Yo era un visitante habitual de la iglesia cripta, para confesión y para asistir a misa. No obstante, ese día en particular también estaba allí para rezar por un buen amigo de mi infancia que había fallecido hacía poco de forma repentina.
Mi amigo se había convertido en un ávido escalador y se había embarcado en la aventura de escalar una de las montañas más altas del mundo, en Pakistán. Algún tiempo después recibí una llamada telefónica en la que me decían que había desaparecido después de una avalancha. Poco después, nuestros peores temores se confirmaron.
Su muerte me angustiaba no solo por mi pena, sino porque sabía que moriría separado de la Iglesia.
Después de rezar ante el Santo Sacramento, fui a confesarme. Tras confesar mis pecados, le hablé al sacerdote sobre mi preocupación por mi amigo. Nunca antes había mencionado al padre quién era o lo que había sucedido. Solo le dije que había muerto fuera de la Iglesia y le pregunté si debería rezar por él. Su respuesta me sorprendió.
Parte de lo que me dijo fue: “A veces cojo el periódico y leo, por ejemplo, sobre personas que han muerto escalando en Pakistán, y sí, rezo por ellos”.
Entendí esto como una intervención milagrosa de Cristo en el sacramento y como una respuesta directa sobre mi amigo. Ese sacerdote, desconocido, estoy seguro de que no tenía ni idea de las palabras proféticas que acababa de pronunciar.
Como creyentes, sabemos que Dios siempre escucha nuestras oraciones, incluso aunque a veces no lo parezca. Como católicos, también sabemos que Dios se nos presenta de una forma especial en los sacramentos. El sacerdote obra in persona Christi Capitis, en la persona de Cristo Cabeza, o como enseña la Iglesia, “es Cristo mismo quien está presente” (CIC 1548).

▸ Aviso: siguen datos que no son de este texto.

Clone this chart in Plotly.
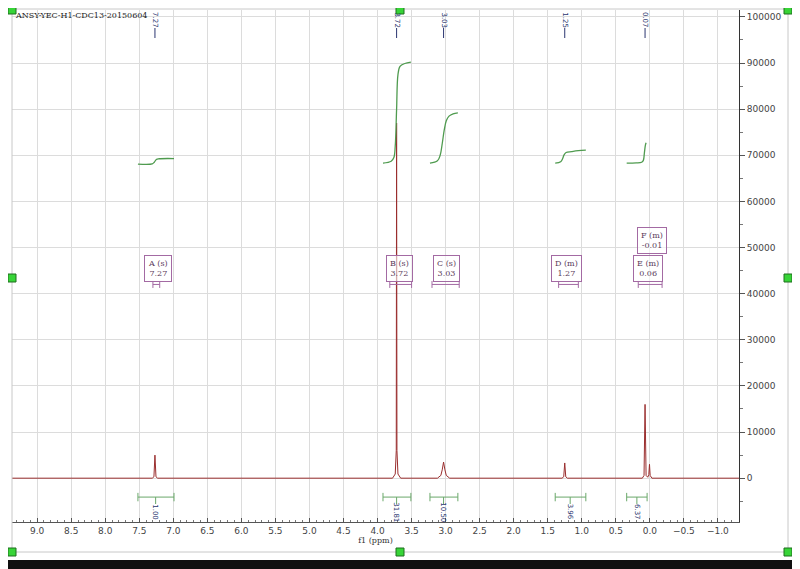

Es un gran consuelo en la confesión —el sacramento de la divina misericordia— cuando nos bendicen al escuchar esas reconfortantes palabras de Jesús: “Hijo, tus pecados están perdonados” (CIC 1484).
Las palabras del sacerdote aquel día tuvieron varios efectos sobre mí. Primero y ante todo, reafirmaron en mí poderosamente la eficacia del sacramento. Cristo de verdad está presente y de verdad perdona.
También me confirmó que estamos llamados a ser intercesores, para nuestra familia y amigos, y de hecho, para todos aquellos que confían en nosotros. Es nuestro privilegio y nuestra importante responsabilidad como cristianos.
Por último, me recordó que no debemos juzgar a nadie, sino confiar en todo el mundo a través de la oración y el sacrificio a la divina misericordia de Dios. Incluso hoy, años más tarde, sigo rezando por el descanso eterno de mi amigo.